Results shape: (35, 4)
Key Takeaways and Best Practices
After working through these examples, here are the essential principles for effective patch extraction in geospatial foundation models:
1. Understand Your Memory Constraints
- Calculate patch memory requirements before processing
- Use batch processing for large images
- Consider GPU memory limitations in your pipeline design
2. Choose Patch Size Strategically
- Small patches (8-16px): Capture fine details, more patches, higher memory
- Medium patches (32-64px): Balance detail and context, most common choice
- Large patches (128px+): Capture broad context, fewer patches, less memory
3. Select Padding Strategy Based on Your Use Case
- Crop: Speed-critical applications, overlapping patches
- Zero padding: Complete coverage required, simple implementation
- Reflect padding: Image quality critical, natural imagery
4. Consider Overlap for Better Performance
- No overlap: Fastest processing, good for classification
- 25-50% overlap: Better boundary handling, moderate cost increase
- 75%+ overlap: Maximum context, highest computational cost
5. Plan for Multi-Scale and Multi-Temporal Processing
- Design pipelines that can handle different patch sizes
- Ensure spatial alignment across time series
- Consider temporal consistency in patch extraction
6. Optimize for Your Specific GFM Architecture
- Match patch sizes to your model’s training configuration
- Consider spectral band requirements
- Plan for masked autoencoder training if applicable
Summary
Patch extraction is far more than a simple preprocessing step—it’s a critical design choice that affects every aspect of your geospatial AI pipeline.

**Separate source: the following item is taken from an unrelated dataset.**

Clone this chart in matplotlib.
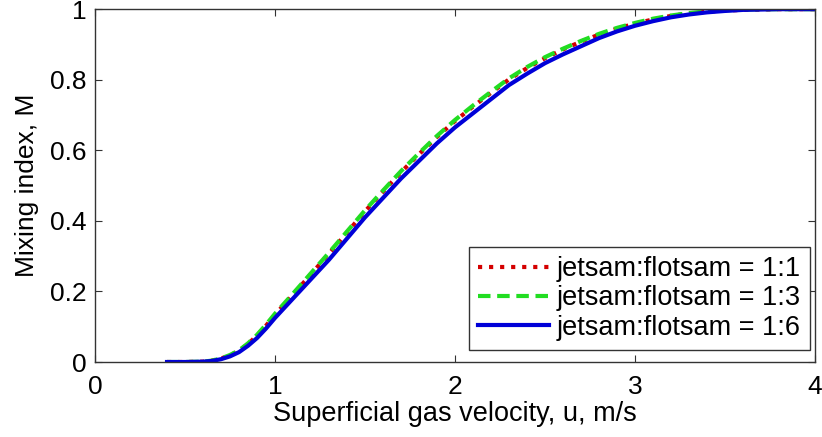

The strategies we’ve explored provide a foundation for making informed decisions about:
- Memory management and computational efficiency
- Information preservation vs. processing speed trade-offs
- Spatial context and boundary handling
- Multi-scale and temporal processing requirements
- Model architecture compatibility
As you develop your own geospatial foundation models, remember that the “best” patch extraction strategy depends entirely on your specific use case, data characteristics, and computational constraints. Use these examples as starting points, but always validate your choices with your own data and requirements.
The techniques demonstrated here form the foundation for the more advanced topics we’ll explore in subsequent chapters, including attention mechanisms, self-supervised learning, and model deployment at scale.